**What you need to do**: From the listing below, copy word for word every line starting at the one that includes "What matplotlib code" and ending at the one that includes "0.155, 0.075, 0.018]"; the pictures are omitted.

======== Data for this exercise

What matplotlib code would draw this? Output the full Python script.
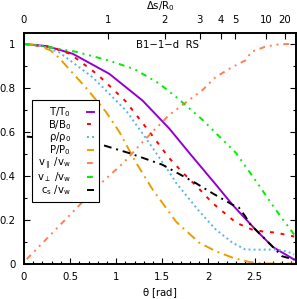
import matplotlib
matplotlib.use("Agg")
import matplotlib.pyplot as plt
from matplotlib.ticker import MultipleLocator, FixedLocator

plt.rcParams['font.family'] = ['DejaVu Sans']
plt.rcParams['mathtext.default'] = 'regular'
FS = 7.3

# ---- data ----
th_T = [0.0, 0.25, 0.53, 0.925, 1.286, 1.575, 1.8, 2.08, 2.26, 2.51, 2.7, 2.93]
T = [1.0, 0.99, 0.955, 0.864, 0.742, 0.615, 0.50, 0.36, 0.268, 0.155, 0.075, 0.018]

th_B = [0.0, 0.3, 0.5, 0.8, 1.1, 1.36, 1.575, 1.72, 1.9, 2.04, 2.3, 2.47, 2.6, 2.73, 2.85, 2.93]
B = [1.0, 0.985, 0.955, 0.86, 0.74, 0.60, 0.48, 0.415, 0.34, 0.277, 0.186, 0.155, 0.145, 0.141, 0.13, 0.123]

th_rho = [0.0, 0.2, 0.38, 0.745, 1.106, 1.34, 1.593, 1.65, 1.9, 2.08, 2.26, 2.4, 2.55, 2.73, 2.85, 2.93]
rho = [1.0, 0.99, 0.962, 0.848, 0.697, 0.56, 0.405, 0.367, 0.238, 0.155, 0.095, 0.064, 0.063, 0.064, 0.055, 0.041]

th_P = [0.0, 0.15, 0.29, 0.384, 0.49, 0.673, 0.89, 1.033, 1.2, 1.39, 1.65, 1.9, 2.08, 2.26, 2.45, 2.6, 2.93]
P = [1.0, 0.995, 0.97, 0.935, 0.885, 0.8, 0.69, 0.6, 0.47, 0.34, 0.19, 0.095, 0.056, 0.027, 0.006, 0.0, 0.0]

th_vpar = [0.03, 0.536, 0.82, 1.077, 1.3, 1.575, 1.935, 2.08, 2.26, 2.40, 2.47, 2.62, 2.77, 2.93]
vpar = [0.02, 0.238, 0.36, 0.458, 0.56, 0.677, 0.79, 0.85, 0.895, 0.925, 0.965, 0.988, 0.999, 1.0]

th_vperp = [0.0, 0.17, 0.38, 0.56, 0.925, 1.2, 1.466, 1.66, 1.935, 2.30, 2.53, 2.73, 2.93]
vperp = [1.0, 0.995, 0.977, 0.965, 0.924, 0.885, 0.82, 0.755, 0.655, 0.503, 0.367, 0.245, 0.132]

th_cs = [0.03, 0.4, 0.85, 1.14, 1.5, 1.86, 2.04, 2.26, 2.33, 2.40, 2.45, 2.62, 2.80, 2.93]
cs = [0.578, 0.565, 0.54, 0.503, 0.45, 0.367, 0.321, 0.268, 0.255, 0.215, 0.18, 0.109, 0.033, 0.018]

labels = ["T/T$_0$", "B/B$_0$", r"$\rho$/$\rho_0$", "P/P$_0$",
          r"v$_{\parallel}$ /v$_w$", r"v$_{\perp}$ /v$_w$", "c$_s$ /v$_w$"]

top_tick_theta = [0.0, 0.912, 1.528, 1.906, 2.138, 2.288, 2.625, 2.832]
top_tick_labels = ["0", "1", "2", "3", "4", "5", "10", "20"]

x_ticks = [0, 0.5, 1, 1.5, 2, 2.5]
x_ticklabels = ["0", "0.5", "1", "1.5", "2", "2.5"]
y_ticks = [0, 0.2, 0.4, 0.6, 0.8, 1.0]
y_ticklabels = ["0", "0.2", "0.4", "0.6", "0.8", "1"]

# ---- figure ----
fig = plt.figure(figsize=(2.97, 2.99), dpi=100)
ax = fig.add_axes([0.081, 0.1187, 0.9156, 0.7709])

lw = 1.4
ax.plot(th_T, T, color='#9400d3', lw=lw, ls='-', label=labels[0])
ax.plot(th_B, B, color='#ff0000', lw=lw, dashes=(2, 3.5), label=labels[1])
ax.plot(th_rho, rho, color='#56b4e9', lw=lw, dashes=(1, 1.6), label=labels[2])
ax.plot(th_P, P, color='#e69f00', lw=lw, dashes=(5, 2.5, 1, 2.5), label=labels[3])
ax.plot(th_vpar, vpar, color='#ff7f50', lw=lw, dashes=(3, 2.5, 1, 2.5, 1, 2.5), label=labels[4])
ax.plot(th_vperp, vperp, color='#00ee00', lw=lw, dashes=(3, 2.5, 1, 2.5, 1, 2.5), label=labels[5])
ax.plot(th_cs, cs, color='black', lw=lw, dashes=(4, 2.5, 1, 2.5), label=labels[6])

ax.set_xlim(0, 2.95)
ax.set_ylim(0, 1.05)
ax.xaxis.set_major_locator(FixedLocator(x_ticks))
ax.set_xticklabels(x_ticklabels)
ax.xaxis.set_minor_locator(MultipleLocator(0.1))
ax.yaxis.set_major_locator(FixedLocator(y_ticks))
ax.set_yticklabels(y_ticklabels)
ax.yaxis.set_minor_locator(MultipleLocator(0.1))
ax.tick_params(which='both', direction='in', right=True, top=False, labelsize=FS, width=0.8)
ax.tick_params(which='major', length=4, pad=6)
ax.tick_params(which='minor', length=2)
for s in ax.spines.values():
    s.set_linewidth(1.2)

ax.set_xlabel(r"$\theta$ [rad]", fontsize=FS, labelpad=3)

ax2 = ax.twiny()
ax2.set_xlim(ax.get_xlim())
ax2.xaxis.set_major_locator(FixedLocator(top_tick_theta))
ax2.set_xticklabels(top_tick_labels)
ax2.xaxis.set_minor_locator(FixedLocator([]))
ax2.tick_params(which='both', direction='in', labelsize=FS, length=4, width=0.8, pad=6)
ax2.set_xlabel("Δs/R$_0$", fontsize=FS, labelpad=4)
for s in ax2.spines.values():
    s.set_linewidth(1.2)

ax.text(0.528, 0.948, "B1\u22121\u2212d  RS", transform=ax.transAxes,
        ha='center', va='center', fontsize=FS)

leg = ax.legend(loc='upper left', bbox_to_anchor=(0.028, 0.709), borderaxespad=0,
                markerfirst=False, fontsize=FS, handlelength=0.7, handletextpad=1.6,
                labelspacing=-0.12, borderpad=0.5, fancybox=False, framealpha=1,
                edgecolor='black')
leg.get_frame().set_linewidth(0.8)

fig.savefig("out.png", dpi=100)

================
======== Data for this exercise

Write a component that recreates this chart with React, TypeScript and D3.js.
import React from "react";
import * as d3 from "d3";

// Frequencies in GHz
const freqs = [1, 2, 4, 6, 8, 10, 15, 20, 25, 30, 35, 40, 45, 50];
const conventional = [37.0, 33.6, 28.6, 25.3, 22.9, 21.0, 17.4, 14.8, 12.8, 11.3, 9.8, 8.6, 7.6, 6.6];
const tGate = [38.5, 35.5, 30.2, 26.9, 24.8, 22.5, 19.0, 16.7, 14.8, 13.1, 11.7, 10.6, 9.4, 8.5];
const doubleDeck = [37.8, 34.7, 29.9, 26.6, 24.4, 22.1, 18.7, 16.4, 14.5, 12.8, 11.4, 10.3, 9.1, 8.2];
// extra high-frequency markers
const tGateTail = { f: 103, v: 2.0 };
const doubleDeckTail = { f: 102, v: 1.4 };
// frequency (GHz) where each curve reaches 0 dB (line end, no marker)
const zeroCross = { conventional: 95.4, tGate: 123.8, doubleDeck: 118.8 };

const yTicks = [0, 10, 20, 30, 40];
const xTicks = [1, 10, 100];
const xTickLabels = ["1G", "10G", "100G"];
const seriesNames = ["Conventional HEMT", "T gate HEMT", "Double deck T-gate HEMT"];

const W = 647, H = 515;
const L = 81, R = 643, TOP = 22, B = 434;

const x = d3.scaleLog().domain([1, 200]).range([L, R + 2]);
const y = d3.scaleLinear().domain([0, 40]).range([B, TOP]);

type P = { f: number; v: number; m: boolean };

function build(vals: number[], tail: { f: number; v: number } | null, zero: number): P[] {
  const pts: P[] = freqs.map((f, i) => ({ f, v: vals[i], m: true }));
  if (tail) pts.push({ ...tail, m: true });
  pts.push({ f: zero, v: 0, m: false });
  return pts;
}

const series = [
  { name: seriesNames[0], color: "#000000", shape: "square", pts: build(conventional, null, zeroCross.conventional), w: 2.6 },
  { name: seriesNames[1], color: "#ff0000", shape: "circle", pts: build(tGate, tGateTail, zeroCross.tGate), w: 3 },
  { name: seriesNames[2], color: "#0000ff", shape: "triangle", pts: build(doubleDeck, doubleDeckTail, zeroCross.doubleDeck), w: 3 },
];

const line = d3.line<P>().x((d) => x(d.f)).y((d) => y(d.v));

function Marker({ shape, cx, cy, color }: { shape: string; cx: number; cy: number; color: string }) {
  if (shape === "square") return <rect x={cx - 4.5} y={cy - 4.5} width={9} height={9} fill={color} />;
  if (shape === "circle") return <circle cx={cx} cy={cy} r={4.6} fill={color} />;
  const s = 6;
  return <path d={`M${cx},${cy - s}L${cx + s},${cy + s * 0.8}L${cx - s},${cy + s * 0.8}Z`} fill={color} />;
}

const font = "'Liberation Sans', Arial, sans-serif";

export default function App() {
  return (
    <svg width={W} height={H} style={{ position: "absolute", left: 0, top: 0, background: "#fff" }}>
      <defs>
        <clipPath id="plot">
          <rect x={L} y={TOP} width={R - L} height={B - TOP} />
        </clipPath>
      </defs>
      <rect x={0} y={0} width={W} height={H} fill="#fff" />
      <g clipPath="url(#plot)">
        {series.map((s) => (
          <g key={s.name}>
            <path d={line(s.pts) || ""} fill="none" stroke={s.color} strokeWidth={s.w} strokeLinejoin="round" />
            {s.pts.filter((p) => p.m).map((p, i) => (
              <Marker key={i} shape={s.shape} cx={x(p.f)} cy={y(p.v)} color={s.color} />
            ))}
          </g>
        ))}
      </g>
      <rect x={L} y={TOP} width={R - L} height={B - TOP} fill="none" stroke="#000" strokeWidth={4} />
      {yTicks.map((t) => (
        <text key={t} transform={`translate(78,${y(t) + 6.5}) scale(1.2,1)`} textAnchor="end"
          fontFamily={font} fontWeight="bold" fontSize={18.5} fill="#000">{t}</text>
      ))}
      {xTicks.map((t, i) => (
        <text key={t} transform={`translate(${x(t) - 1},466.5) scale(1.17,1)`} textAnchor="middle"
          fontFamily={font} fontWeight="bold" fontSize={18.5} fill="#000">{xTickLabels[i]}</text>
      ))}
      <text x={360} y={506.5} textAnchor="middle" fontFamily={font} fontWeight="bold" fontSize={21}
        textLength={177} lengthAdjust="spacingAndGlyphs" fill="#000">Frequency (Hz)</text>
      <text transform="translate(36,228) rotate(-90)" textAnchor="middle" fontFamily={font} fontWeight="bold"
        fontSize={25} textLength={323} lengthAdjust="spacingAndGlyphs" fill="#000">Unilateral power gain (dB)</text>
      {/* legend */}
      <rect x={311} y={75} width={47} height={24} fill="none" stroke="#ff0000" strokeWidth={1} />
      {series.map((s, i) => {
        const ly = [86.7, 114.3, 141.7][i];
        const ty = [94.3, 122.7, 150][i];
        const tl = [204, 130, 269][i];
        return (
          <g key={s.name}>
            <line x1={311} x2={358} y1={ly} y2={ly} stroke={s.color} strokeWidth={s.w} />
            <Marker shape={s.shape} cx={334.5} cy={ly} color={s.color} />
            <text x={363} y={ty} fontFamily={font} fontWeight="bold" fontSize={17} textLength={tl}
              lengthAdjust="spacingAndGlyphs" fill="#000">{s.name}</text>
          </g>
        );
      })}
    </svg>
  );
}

================

**Complete answer**:
What matplotlib code would draw this? Output the full Python script.
import matplotlib
matplotlib.use("Agg")
import matplotlib.pyplot as plt
from matplotlib.ticker import MultipleLocator, FixedLocator

plt.rcParams['font.family'] = ['DejaVu Sans']
plt.rcParams['mathtext.default'] = 'regular'
FS = 7.3

# ---- data ----
th_T = [0.0, 0.25, 0.53, 0.925, 1.286, 1.575, 1.8, 2.08, 2.26, 2.51, 2.7, 2.93]
T = [1.0, 0.99, 0.955, 0.864, 0.742, 0.615, 0.50, 0.36, 0.268, 0.155, 0.075, 0.018]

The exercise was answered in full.